Given this problem, the following Java code models an interface for a time series::
public interface TimeSeries {
public String getName();
public Calendar getStartTime();
public TimePeriod getPeriod();
public ArrayList<DataPoint> getSamples();
public void AddPoint (DataPoint aNewPoint);
public DataPoint GetPoint(int k);
};
public interface DataPoint {
public double getValue();
public Calendar getSampleTime();
};
Implementing this interface does not produce a particularly object-oriented solution. One can envision a single class that simply implements this interface. The solution becomes much more interesting when we consider how to create these series programatically.
Historically, data was available in a sanitized form. In this form, data had a single period and every measurement had a time stamp that was a exact multiple of that period. This regularity allowed programmers to compress the data. In addition, although we had a measurement at every time period, some of those values were "magic." That is, legacy data used a sentinel value to indicating that we actually had no data.

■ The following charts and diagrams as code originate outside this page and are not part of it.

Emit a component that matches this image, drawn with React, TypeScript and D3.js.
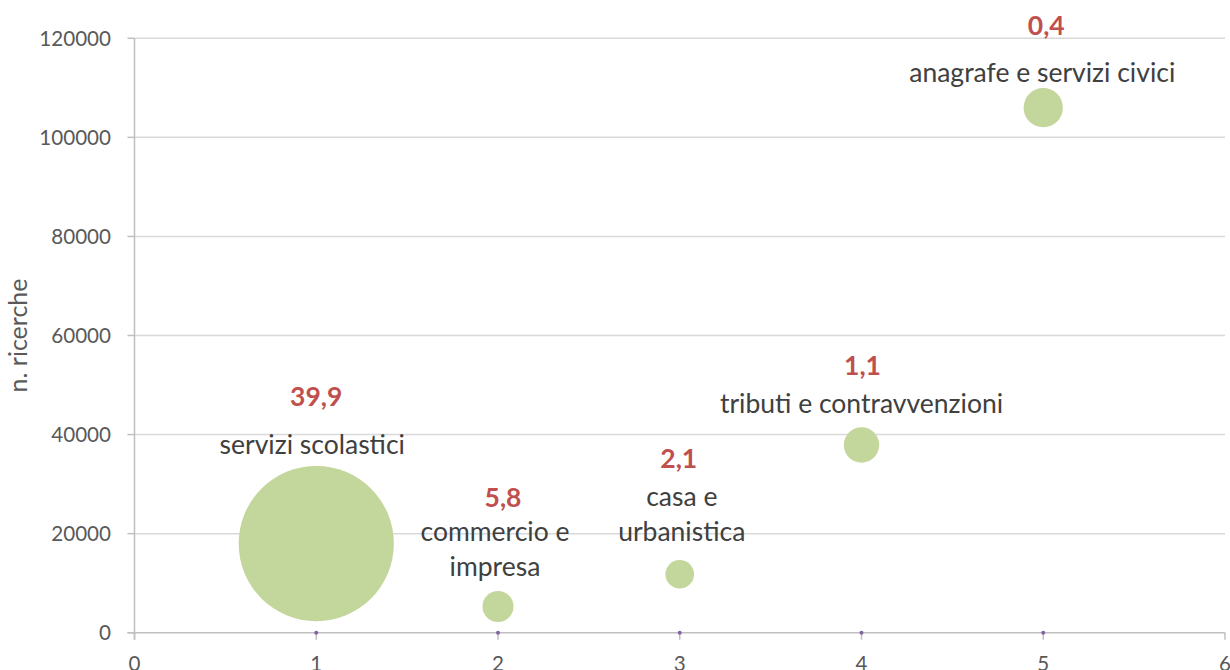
import React from "react";
import * as d3 from "d3";

const categories = [
  ["servizi scolastici"],
  ["commercio e", "impresa"],
  ["casa e", "urbanistica"],
  ["tributi e contravvenzioni"],
  ["anagrafe e servizi civici"],
];
const xValues = [1, 2, 3, 4, 5];
const yValues = [18000, 5300, 11800, 37900, 106000];
const bubbleSizes = [100, 4.0, 3.4, 5.2, 6.4];
const percentLabels = ["39,9", "5,8", "2,1", "1,1", "0,4"];
const xTicks = [0, 1, 2, 3, 4, 5, 6];
const yTicks = [0, 20000, 40000, 60000, 80000, 100000, 120000];

// label layout offsets relative to bubble centre (pixels)
const numberOffsets = [
  { dx: 0, dy: -138 },
  { dx: 5, dy: -99 },
  { dx: -1, dy: -106 },
  { dx: 1, dy: -70 },
  { dx: 3, dy: -73 },
];
const labelOffsets = [
  { dx: -4, dy: -90 },
  { dx: -3, dy: -65 },
  { dx: 2, dy: -68 },
  { dx: 0, dy: -32 },
  { dx: -1, dy: -26 },
];

const W = 1230;
const H = 670;
const margin = { left: 134.5, right: 5, top: 38.3, bottom: 37.3 };
const FONT = "Lato, 'Open Sans', sans-serif";

export default function App() {
  const x = d3
    .scaleLinear()
    .domain([0, 6])
    .range([margin.left, W - margin.right]);
  const y = d3
    .scaleLinear()
    .domain([0, 120000])
    .range([H - margin.bottom, margin.top]);
  const r = d3
    .scaleSqrt()
    .domain([0, d3.max(bubbleSizes) as number])
    .range([0, 77.6]);

  const y0 = y(0);
  return (
    <svg
      width={W}
      height={H}
      style={{ position: "absolute", left: 0, top: 0, background: "#fff" }}
    >
      {/* gridlines */}
      {yTicks.map((t) =>
        t === 0 ? null : (
          <line
            key={"g" + t}
            x1={x(0)}
            x2={x(6)}
            y1={y(t)}
            y2={y(t)}
            stroke="#d9d9d9"
            strokeWidth={1.5}
          />
        )
      )}
      {/* y axis */}
      <line x1={x(0)} x2={x(0)} y1={y(120000)} y2={y0 + 7} stroke="#bfbfbf" strokeWidth={1.5} />
      {yTicks.map((t) => (
        <g key={"yt" + t}>
          <line x1={x(0) - 7} x2={x(0)} y1={y(t)} y2={y(t)} stroke="#bfbfbf" strokeWidth={1.5} />
          <text
            x={111}
            y={y(t)}
            dy="0.35em"
            textAnchor="end"
            fontFamily={FONT}
            fontSize={20.6}
            fill="#595959"
          >
            {t}
          </text>
        </g>
      ))}
      {/* x axis */}
      <line x1={x(0) - 7} x2={x(6)} y1={y0} y2={y0} stroke="#bfbfbf" strokeWidth={1.5} />
      {xTicks.map((t) => (
        <g key={"xt" + t}>
          <line x1={x(t)} x2={x(t)} y1={y0} y2={y0 + 7} stroke="#bfbfbf" strokeWidth={1.5} />
          <text
            x={x(t)}
            y={671}
            textAnchor="middle"
            fontFamily={FONT}
            fontSize={20.6}
            fill="#595959"
          >
            {t}
          </text>
        </g>
      ))}
      {/* small purple markers on the axis */}
      {xValues.map((v) => (
        <circle key={"pm" + v} cx={x(v)} cy={y0} r={2} fill="#8064a2" />
      ))}
      {/* axis title */}
      <text
        transform={`translate(${18},${(y(0) + y(120000)) / 2}) rotate(-90)`}
        textAnchor="middle"
        dy="0.35em"
        fontFamily={FONT}
        fontSize={25}
        fill="#595959"
      >
        n. ricerche
      </text>
      {/* bubbles */}
      {xValues.map((v, i) => (
        <circle
          key={"b" + i}
          cx={x(v)}
          cy={y(yValues[i])}
          r={r(bubbleSizes[i])}
          fill="#c3d69b"
        />
      ))}
      {/* labels */}
      {xValues.map((v, i) => {
        const cx = x(v);
        const cy = y(yValues[i]);
        return (
          <g key={"l" + i}>
            <text
              x={cx + numberOffsets[i].dx}
              y={cy + numberOffsets[i].dy}
              textAnchor="middle"
              fontFamily={FONT}
              fontWeight="bold"
              fontSize={26.5}
              fill="#c0504d"
            >
              {percentLabels[i]}
            </text>
            {categories[i].map((line, j) => (
              <text
                key={j}
                x={cx + labelOffsets[i].dx}
                y={cy + labelOffsets[i].dy + j * 35}
                textAnchor="middle"
                fontFamily={FONT}
                fontSize={26.5}
                fill="#404040"
              >
                {line}
              </text>
            ))}
          </g>
        );
      })}
    </svg>
  );
}
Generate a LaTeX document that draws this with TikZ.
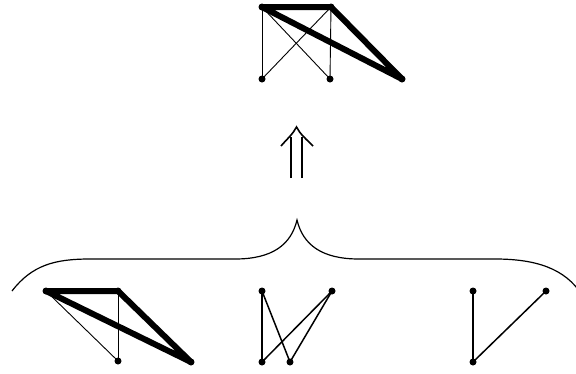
\documentclass[tikz,border=0pt]{standalone}
\begin{document}
\begin{tikzpicture}[x=1pt,y=-1pt,
  dot/.style={circle,fill=black,inner sep=0pt,minimum size=7pt},
  heavy/.style={line width=6pt,line cap=round,line join=round},
  thin/.style={line width=0.9pt},
  mid/.style={line width=1.5pt},
  brace/.style={line width=1.2pt}]
\useasboundingbox (0,0) rectangle (576,373);
% top graph
\coordinate (a1) at (262,7);
\coordinate (a2) at (331,7);
\coordinate (a3) at (262,79);
\coordinate (a4) at (330,79);
\coordinate (a5) at (402,79);
\draw[thin] (a1) -- (a3);
\draw[thin] (a1) -- (a4);
\draw[thin] (a2) -- (a3);
\draw[thin] (a2) -- (a4);
\draw[heavy] (a1) -- (a2) -- (a5) -- cycle;
\foreach \n in {a1,a2,a3,a4,a5} \node[dot] (d\n) at (\n) {};
% arrow
\coordinate (u1) at (291,178);
\coordinate (u2) at (302,178);
\coordinate (u3) at (291,137);
\coordinate (u4) at (302,137);
\coordinate (ut) at (296.5,127);
\coordinate (ul) at (281,146);
\coordinate (ur) at (313,146);
\draw[line width=1.8pt] (u1) -- (u3);
\draw[line width=1.8pt] (u2) -- (u4);
\draw[line width=1.6pt,line join=miter] (ul) .. controls (287,139) and (293,134) .. (ut) .. controls (300,134) and (306,139) .. (ur);
% brace
\coordinate (b1) at (12,291);
\coordinate (b2) at (90,259);
\coordinate (b3) at (235,259);
\coordinate (bp) at (297,220);
\coordinate (b4) at (359,259);
\coordinate (b5) at (495,259);
\coordinate (b6) at (582,295);
\draw[brace] (b1) .. controls (32,265) and (55,259) .. (b2) -- (b3)
  .. controls (272,259) and (291,245) .. (bp)
  .. controls (303,245) and (322,259) .. (b4) -- (b5)
  .. controls (535,259) and (565,268) .. (b6);
% bottom left graph
\coordinate (c1) at (46,291);
\coordinate (c2) at (118,291);
\coordinate (c3) at (118,361);
\coordinate (c4) at (191,362);
\draw[thin] (c1) -- (c3);
\draw[thin] (c2) -- (c3);
\draw[heavy] (c1) -- (c2) -- (c4) -- cycle;
\foreach \n in {c1,c2,c3,c4} \node[dot] (d\n) at (\n) {};
% middle graph
\coordinate (m1) at (262,291);
\coordinate (m2) at (332,291);
\coordinate (m3) at (262,362);
\coordinate (m4) at (290,362);
\draw[mid] (m1) -- (m3);
\draw[mid] (m1) -- (m4);
\draw[mid] (m2) -- (m3);
\draw[mid] (m2) -- (m4);
\foreach \n in {m1,m2,m3,m4} \node[dot] (d\n) at (\n) {};
% right graph
\coordinate (r1) at (473,291);
\coordinate (r2) at (546,291);
\coordinate (r3) at (473,362);
\draw[mid] (r1) -- (r3);
\draw[mid] (r2) -- (r3);
\foreach \n in {r1,r2,r3} \node[dot] (d\n) at (\n) {};
\end{tikzpicture}
\end{document}
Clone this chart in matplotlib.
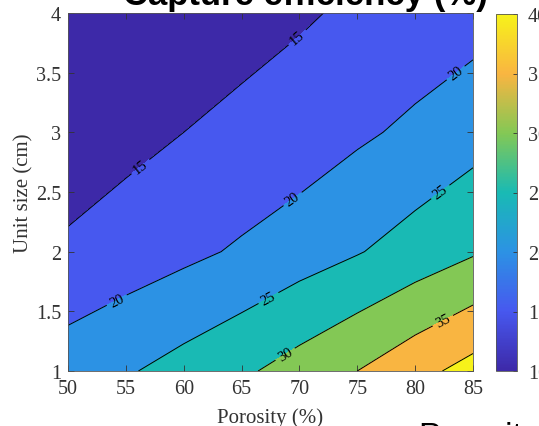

Current technology in this particular domain now allows us to take advantage of the actual sample times; in other words, we can take advantage of the "jiggles" in the actual sample times. In addition, current technology allows us to take advantage of invalid or missing data. As a result, the specification preferred storing actual data instead of the sanitized form.
Finally, we have some additional time series that we capture irregularly. It still is a time series but it can be thought of as "sparsely" or "nominally" regular. An example are laboratory samples taken from a factory floor. Although the samples are taken "every six hours", the variation from this period is measured in minutes and hours instead of seconds and milliseconds.
These different "input types" produce the object-oriented characteristics of our solution. When we handle legacy data, we want to take advantage of the regularity of the data. When we create a time series from data captured now, we want "jiggly" data. Finally, we want our code to handle our "irregular data." Most importantly, we want to allow client objects to handle time series from these different sources in the same way.
Given these constraints, you can probably already design a class hierarchy:
- TimeSeries (client interface)
- AbstractTimeSeries (common implementation)
- RegularTimeSeries (for regular, sanitized legacy data)
- AlmostRegTimeSeries (for data collected with today's technology)
- IrregularTimeSeries (for our sparse, "irregular" data)
- AbstractTimeSeries (common implementation)
My question, and hopefully yours, is, "How would we solve this problem using Clojure?"
The file test/chug_time_series/time_series.clj contains unit tests. Because I created these tests from my idea of how to build it, they probably contain some "bias" on how to implement a solution.
This solution contains four different tags representing four different stages of development.
* ts_constructor - A very simple implementation of the time
series constructor.
* ts_ctor_refactor - Refactor the constructor implementation to
remove duplicate code.
* add_point - Added feature to add points to the time series.
* add_point_refactor - Refactored code to eliminate duplicate
code by introducing an ad hoc hierarchy.
In addition, the tip revision contains a file named CrossParadigmProgramming.pdf. This file is a presentation that I gave at the Clojure Houston User Group.